Хотя нет. Французская академия присудила ему знаменитую премию Вольта. Только один человек до Белла сумел ее получить. Премия была огромной, и Белл основал на нее институт имени Вольта.
В этом институте родилось много открытий, составивших славу Америки, страны, которая так неприветливо встретила Белла и которая потом так стала гордиться им.
Альберт МАЙКЕЛЬСОН (1852–1931) — властитель точности
Этот человек рожден был для того, чтобы стать великим экспериментатором. Хладнокровный, расчетливый, упорный, он мог ставить одну серию тончайших опытов за другой и был счастлив, когда находил у себя же ошибку: тогда у него появлялся повод еще раз поставить тот же эксперимент.
С точностью, поражающей и сейчас, он определил скорость света — сделал, казалось бы, невозможное. Этот опыт так и называют: опыт Майкельсона.
Люди пунктуальные любят говорить с гордостью: точность — вежливость королей. Они говорят так, чтобы лишний раз подчеркнуть это свое достоинство, которое многие из нас в наш стремительный век растеряли. Впрочем, и короли, если с доверием относиться к хроникам, не грешили особой точностью, почти всегда на всякие торжественные церемонии они являлись чуть позже условленного часа.
Но пусть будет так, пусть действительно точность — это вежливость королей. И тогда физики — это короли вежливости. Ибо никто, пожалуй, как физик, не выверяет с такой точностью каждый свой шаг в науке. Они делают это не только ради установления истины, но и ради того, чтобы те, кто пойдет следом за ними, могли доверить себя тем результатам, которые получили идущие первыми.
Но и доверяя, они проверяют. Хотя бы потому, что новые приборы и новые методы позволяют добиться еще более высокой точности. А эта новая «уточненная точность» помогает продвинуться дальше, куда еще недавно путь был закрыт.
Вот почему особого уважения и удивления достойны те, кто сумел добиться результатов, не потерявших своего былого значения и своей былой точности спустя многие и многие десятилетия.
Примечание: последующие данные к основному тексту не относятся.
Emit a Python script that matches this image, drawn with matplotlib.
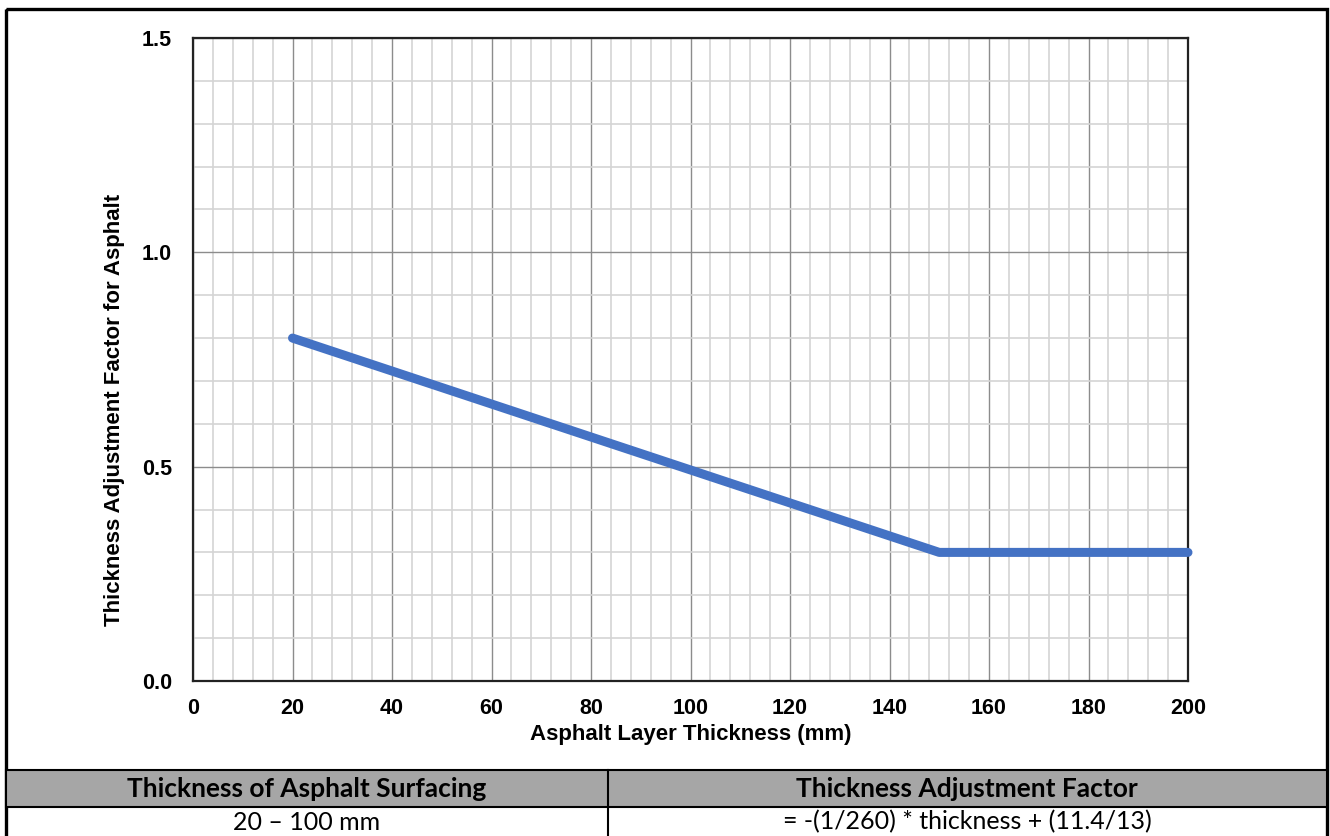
import numpy as np
import matplotlib
matplotlib.use('Agg')
from matplotlib import pyplot as plt
from matplotlib.patches import Rectangle

# data
thickness = [20, 150, 200]
factor = [0.8, 0.3, 0.3]
xticks = [0, 20, 40, 60, 80, 100, 120, 140, 160, 180, 200]
yticks = [0.0, 0.5, 1.0, 1.5]
table_header = ['Thickness of Asphalt Surfacing', 'Thickness Adjustment Factor']
table_row = ['20 \u2013 100 mm', '= -(1/260) * thickness + (11.4/13)']

W, H = 1330, 836
fig = plt.figure(figsize=(W / 100, H / 100), dpi=100)

ax = fig.add_axes([193 / W, 1 - 681 / H, (1188 - 193) / W, (681 - 38) / H])
ax.set_xlim(0, 200)
ax.set_ylim(0, 1.5)
ax.set_xticks(xticks)
ax.set_yticks(yticks)
ax.set_xticks(np.arange(0, 201, 4), minor=True)
ax.set_yticks(np.arange(0, 1.51, 0.1), minor=True)
ax.set_xticklabels([str(t) for t in xticks], fontsize=15.5, fontweight='bold', family='Liberation Sans')
ax.set_yticklabels(['%.1f' % t for t in yticks], fontsize=15.5, fontweight='bold', family='Liberation Sans')
ax.tick_params(which='both', length=0)
ax.tick_params(axis='x', pad=12)
ax.tick_params(axis='y', pad=15)
ax.grid(which='minor', color='#d4d4d4', linewidth=1.2)
ax.grid(which='major', color='#8c8c8c', linewidth=1.0)
ax.set_axisbelow(True)
for s in ax.spines.values():
    s.set_linewidth(1.6)
    s.set_color('#222222')

ax.plot(thickness, factor, color='#4472c4', linewidth=6.5, solid_capstyle='round',
        solid_joinstyle='round', clip_on=False, zorder=3)

ax.set_xlabel('Asphalt Layer Thickness (mm)', fontsize=16, fontweight='bold',
              family='Liberation Sans', labelpad=4)
ax.set_ylabel('Thickness Adjustment Factor for Asphalt', fontsize=16, fontweight='bold',
              family='Liberation Sans')
ax.yaxis.set_label_coords(-0.068, 0.421)

# overlay in pixel coordinates for the frame and the table
ov = fig.add_axes([0, 0, 1, 1], zorder=-1)
ov.set_xlim(0, W)
ov.set_ylim(H, 0)
ov.axis('off')
ov.add_patch(Rectangle((6, 9), 1321, 900, fill=False, edgecolor='black', linewidth=2.4))
ov.add_patch(Rectangle((6, 770), 1321, 37, facecolor='#a6a6a6', edgecolor='black', linewidth=1.5))
ov.plot([608, 608], [770, 836], color='black', linewidth=1.5)

top = fig.add_axes([0, 0, 1, 1], zorder=5)
top.set_xlim(0, W)
top.set_ylim(H, 0)
top.axis('off')
top.text(307, 789, table_header[0], ha='center', va='center', fontsize=19, fontweight='bold', family='Lato')
top.text(967, 789, table_header[1], ha='center', va='center', fontsize=19, fontweight='bold', family='Lato')
top.text(307, 822, table_row[0], ha='center', va='center', fontsize=18, family='Lato')
top.text(967, 822, table_row[1], ha='center', va='center', fontsize=18, family='Lato')

fig.savefig('out.png', dpi=100)
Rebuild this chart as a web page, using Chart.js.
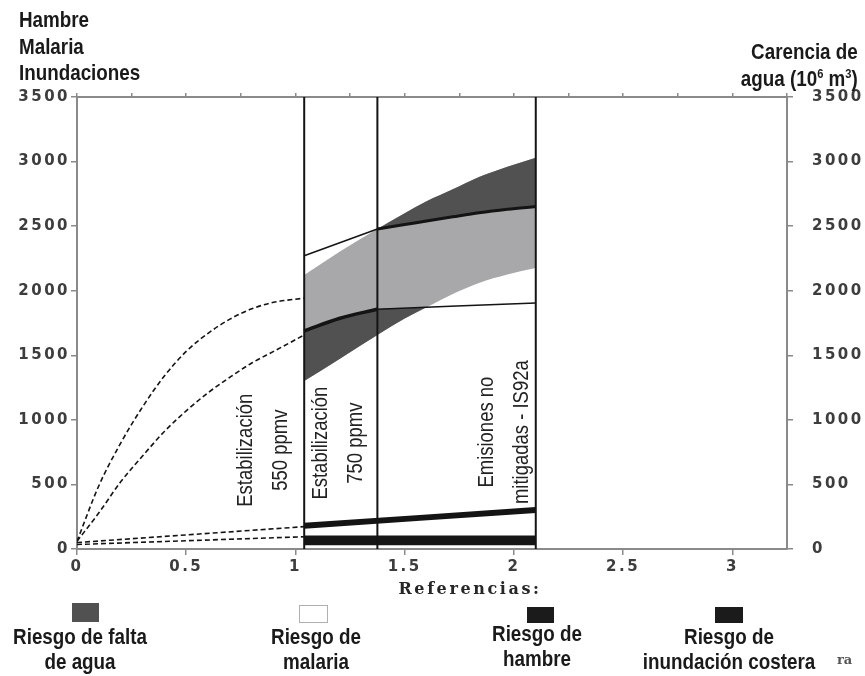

Все сказанное больше, чем к кому-либо другому, пожалуй, относится к Альберту Майкельсону, который почти сто лет назад с поразительной точностью измерил скорость света.
«Опыт Майкельсона» — так называется этот классический эксперимент. Это опыт, который человек ставил всю свою жизнь.
Но кто он такой, Альберт Майкельсон…
Родился он в Стрельно — маленьком польском городе. Отец его, как многие его соотечественники в те времена, не найдя счастья на родине, отправился искать его за океан. Альберту тогда было два года.
Отец попытался вначале осесть в Нью-Йорке и занялся там ювелирным делом, но дело пошло не так, как хотелось, да тут еще слухи о поистине золотой земле Калифорнии, куда в погоне за золотом устремились тысячи переселенцев. Сэмюэл Майкельсон вновь собирает вещи, закупает товар для будущей лавочки и отважно пускается в новое путешествие через весь континент.
Тогда путь в Калифорнию был долог и труден: либо на корабле пол года по морю, вокруг мыса Горн, либо в тряском фургоне по пустынным местам, где на путешественников нередко нападали бандиты. Сэм Майкельсон выбрал другой путь. До Панамского перешейка они плыли по морю, через перешеек ехали верхом на мулах и в телегах, а потом вдоль побережья плыли на стареньком паруснике. Это было путешествие, полное настоящих приключений, но маленький Майкельсон запомнил лишь большой, пахнущий старой смолой корабль с туго натянутыми парусами.
На прииске, неподалеку от лагеря Мэрфи, того самого Мэрфи, о котором писали Марк Твен и Брет Гарт, Сэм Майкельсон открыл свою галантерейную лавочку, такую же, какая была у него когда-то на родине, в Польше.
Золотоискатели — суровые люди, но один из них полюбил кареглазого мальчишку с иссиня-черными волосами и научил его играть на скрипке. Альберт учился прилежно и был потом благодарен этому человеку всю жизнь: скрипка помогала скрасить ему одиночество, она приносила радость, она успокаивала.
Отец в Калифорнии не разбогател. Золотые жилы захирели, а вскоре и вовсе иссякли. Прииски опустели, и Майкельсоны, нажившие за эти годы лишь шестерых детей, отправились в Вирджиния-Сити — город, в котором работал никому не известный газетный репортер по имени Сэмюэл Клеменс и которого узнает чуть позже весь мир. Узнает под именем Марка Твена.